Após desistir de sediar a COP 25, a Conferência do Clima da ONU em 2019, o País registra descasos com a agenda ambiental, segundo especialistas da área
Enquanto a Conferência Internacional Cidades Sustentáveis ocorre em São Paulo nesta semana, é difícil não pensar que o Brasil não será mais palco de um dos maiores eventos voltados para as questões climáticas e ambientais. No final de 2018, foi anunciado que o País deixaria de sediar a Conferência das Partes das Nações Unidas sobre as Mudanças Climáticas, a COP 25, por restrições orçamentárias. O evento, que reúne países integrantes da Convenção-Quadro das Nações Unidas sobre a Mudança do Clima (UNFCCC), é um dos principais para discutir a redução de gases estufa e as alterações climático-ambientais do planeta, além de avançar nas discussões sobre o Acordo de Paris, assinado em 2015 por representantes de quase 200 Estados. O atual presidente brasileiro, Jair Bolsonaro, afirmou que pressionou o governo anterior, de Michel Temer, a assumir a desistência de abrigar o evento. Agora, a COP 25 acontecerá no Chile, em dezembro deste ano.
A decisão federal certamente transmite uma mensagem para o mundo. Na opinião de Inamara Mélo, secretária-executiva de sustentabilidade do estado de Pernambuco, “é mais um sinal de descompromisso [do governo]”. Para ela, o País demonstra que a agenda climática e ambiental não é prioritária, apesar de ser uma questão de sobrevivência. “Não participar do acordo significa negar qualidade de vida às futuras gerações”, declara.
O desinteresse tanto pelas questões ambientais como por abrigar um evento internacional de grande porte como a COP afasta investidores do país. É o que explica Ilan Cuperstein, vice-diretor regional para a América Latina do Grupo C40 de Grandes Cidades para a Liderança Climática. “O Brasil perde a oportunidade de trazer financiamento internacional, especialistas capacitados para ajudar nossa comunidade científica e empresas preocupadas com essas questões.”
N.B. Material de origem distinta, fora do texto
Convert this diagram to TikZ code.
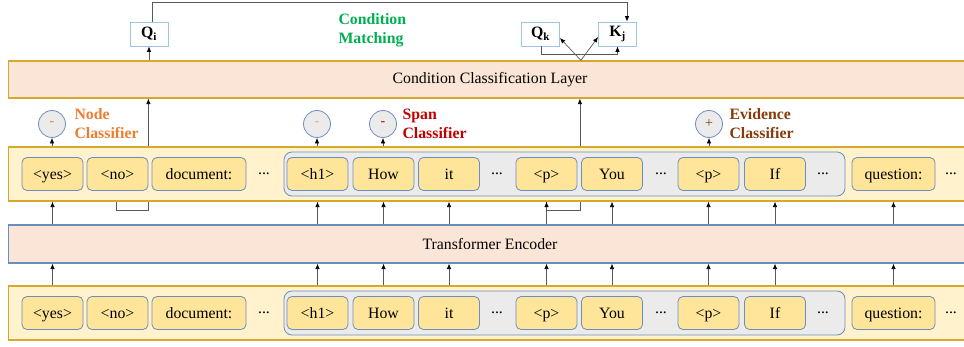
\documentclass[tikz,border=0pt]{standalone}
\usepackage{fontspec}
\setmainfont{Liberation Serif}
\usetikzlibrary{arrows.meta, backgrounds}
\definecolor{bandFill}{HTML}{FFF2CC}
\definecolor{bandLine}{HTML}{D6A82E}
\definecolor{layerFill}{HTML}{FBE5D6}
\definecolor{encLine}{HTML}{6C8EBF}
\definecolor{tokFill}{HTML}{FFE599}
\definecolor{tokLine}{HTML}{6C8EBF}
\definecolor{grpFill}{HTML}{EBEBEB}
\definecolor{qLine}{HTML}{9DC3E6}
\definecolor{nodeCol}{HTML}{ED7D31}
\definecolor{spanCol}{HTML}{C00000}
\definecolor{evidCol}{HTML}{843C0C}
\definecolor{matchCol}{HTML}{00B050}
\definecolor{wireCol}{HTML}{595959}

\begin{document}
\begin{tikzpicture}[x=1pt, y=-1pt, font=\fontsize{15.8}{19}\selectfont,
    band/.style={draw=bandLine, fill=bandFill, line width=1.2pt, anchor=west, minimum width=1000pt, minimum height=54pt, inner sep=0pt},
    layer/.style={fill=layerFill, line width=1.2pt, anchor=west, minimum width=1000pt, inner sep=0pt},
    tok/.style={draw=tokLine, fill=tokFill, rounded corners=5pt, line width=0.8pt, minimum height=33pt, inner sep=0pt, text height=11pt, text depth=0pt},
    grp/.style={draw=tokLine, fill=grpFill, rounded corners=8pt, line width=0.8pt, inner sep=0pt},
    cls/.style={circle, draw=encLine, fill=grpFill, line width=0.8pt, minimum size=27pt, inner sep=0pt, font=\fontsize{14}{14}\selectfont},
    lbl/.style={align=left, anchor=west, font=\fontsize{15.8}{19}\selectfont\bfseries},
    qbox/.style={draw=qLine, fill=white, line width=0.8pt, minimum width=38pt, minimum height=24pt, inner sep=0pt, font=\fontsize{15.8}{15.8}\selectfont\bfseries},
    arr/.style={draw=wireCol, line width=0.7pt, -{Latex[length=5.5pt,width=4.5pt,color=black]}},
    wire/.style={draw=wireCol, line width=0.7pt}]
    \useasboundingbox (0,0) rectangle (964,347);

    % layers
    \node[layer, draw=bandLine, minimum height=37pt] (cll) at (8,79.5) {};
    \node (cll-t) at (490,79.5) {Condition Classification Layer};
    \node[band] (mband) at (8,174) {};
    \node[layer, draw=encLine, minimum height=38pt] (enc) at (8,244) {};
    \node (enc-t) at (490,244) {Transformer Encoder};
    \node[band] (bband) at (8,313) {};

    % tokens, middle and bottom rows
    \foreach \rw/\y in {m/174, b/313} {
        \node[grp, minimum width=561pt, minimum height=44pt] (\rw-grp) at (564.5,\y) {};
        \foreach \nm/\cx/\tw/\tx in {yes/52.5/61/{<yes>}, no/117.5/61/{<no>}, doc/199/94/{document:},
                h1/317.5/61/{<h1>}, how/383.5/61/{How}, it/449/61/{it},
                p1/546.5/61/{<p>}, you/612/61/{You}, p2/708.5/61/{<p>}, if/775/61/{If},
                q/893.5/83/{question:}}
            \node[tok, minimum width=\tw pt] (\rw-\nm) at (\cx,\y) {\tx};
        \foreach \i/\cx in {1/264, 2/497, 3/661, 4/823, 5/951}
            \node (\rw-d\i) at (\cx,\y) {...};
    }

    % arrows between the layers
    \foreach \nm in {yes,h1,how,it,p1,you,p2,if,q} {
        \draw[arr] (bband.north -| b-\nm) -- (enc.south -| b-\nm);
        \draw[arr] (enc.north -| m-\nm) -- (mband.south -| m-\nm);
    }

    % links into the classification layer, behind the band
    \begin{pgfonlayer}{background}
        \draw[arr] ([xshift=-1.5pt]m-no.south) -- ++(0,19) -| (m-no.east |- cll.south);
        \draw[arr] (m-p1.south) -- ++(0,19) -| ([xshift=2.5pt]m-p1.east |- cll.south);
    \end{pgfonlayer}

    % classifiers
    \node[cls, text=nodeCol] (c-node) at (52,124) {-};
    \node[cls, text=nodeCol!70] (c-span1) at (317,124) {-};
    \node[cls, text=spanCol] (c-span2) at (383,124) {-};
    \node[cls, text=evidCol] (c-evid) at (709,124) {+};
    \node[lbl, text=nodeCol] (l-node) at (71,124) {Node\\Classifier};
    \node[lbl, text=spanCol] (l-span) at (399,124) {Span\\Classifier};
    \node[lbl, text=evidCol] (l-evid) at (726,124) {Evidence\\Classifier};
    \draw[arr] (mband.north -| c-node) -- (c-node);
    \draw[arr] (mband.north -| c-span1) -- (c-span1);
    \draw[arr] (mband.north -| c-span2) -- (c-span2);
    \draw[arr] (mband.north -| c-evid) -- (c-evid);

    % condition matching
    \node[qbox] (qi) at (149,34) {Q\textsubscript{i}};
    \node[qbox] (qk) at (540.5,34) {Q\textsubscript{k}};
    \node[qbox] (kj) at (617.5,34) {K\textsubscript{j}};
    \node[lbl, text=matchCol] (match) at (335,30) {Condition\\Matching};
    \coordinate (fan) at ([xshift=3.5pt]cll.north -| m-p1.east);
    \draw[arr] (cll.north -| qi) -- (qi);
    \draw[arr] ([xshift=3pt]qi.north) -- ++(0,-19) -| ([xshift=9.5pt]kj.north);
    \draw[arr] (fan) -- ([yshift=-4pt]qk.east);
    \draw[arr] (fan) -- ([yshift=-3pt]kj.west);
    \draw[arr] ([xshift=0.5pt]qk.south) -- ++(0,8) -| (kj.south);
\end{tikzpicture}
\end{document}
No âmbito internacional, a decisão de não sediar a COP 25 abala a imagem brasileira e passa uma péssima mensagem, segundo Cuperstein. Isso porque o País possui uma longa história de preocupações climáticas, começando pela Rio-92, uma das reuniões pioneiras para debater políticas ambientais. Entretanto, Lina López, orientadora dos planos de ações climáticas do C40, afirma que a visão negativa é temporária e não se estende a todos os brasileiros. “O governo brasileiro tem, sim, uma perspectiva contra as ações de proteção ao meio ambiente, mas as cidades, os pesquisadores e a população continuam discutindo e acreditando nas questões ambientais.”
No final do mês de agosto, as queimadas na Amazônia – que ganharam destaque após escurecerem o céu paulistano – agitaram o cenário brasileiro e renderam comentários e críticas vindas do mundo todo. “Fumaça mergulha São Paulo na escuridão repentina, frustrando a maior cidade do hemisfério ocidental“, escreveu o jornal norte-americano The Washington Post, por exemplo. O Greenpeace, grupo que luta pelas causas ambientais, pediu que deputados europeus vetassem o acordo comercial entre União Europeia e os países do Mercosul por causa desse descaso.
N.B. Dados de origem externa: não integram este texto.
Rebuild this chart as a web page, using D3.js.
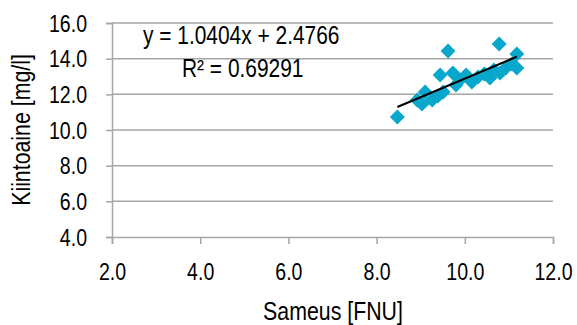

Apesar das tentativas governamentais de reverter essa imagem negativa, o gerenciamento da situação salienta os problemas políticos que envolvem a proteção ambiental. “Infelizmente, o que temos assistido é o desmonte do sistema nacional de meio ambiente. Aquilo que era pra ser o controle do desmatamento da Amazônia, os organismos responsáveis olham, mas não cuidam”, critica Mélo. “O Brasil é o maior país da América do Sul. Nós esperamos que ele dê exemplo sobre sustentabilidade, conservação de florestas e seus ecossistemas”, completa López.
O pessimismo frente à situação atual não impede uma expectativa de superação e melhoria. “Esse vazio deixado pelo governo federal é, felizmente, ocupado por ações estaduais e municipais”, chama a atenção Ilan Cuperstein, ao falar que a própria Conferência Internacional Cidades Sustentáveis demonstra o interesse da cidade de São Paulo por esse assunto. “Espero que o problema seja resolvido o mais rápido possível”, comenta a secretária-executiva de Pernambuco, esperançosa.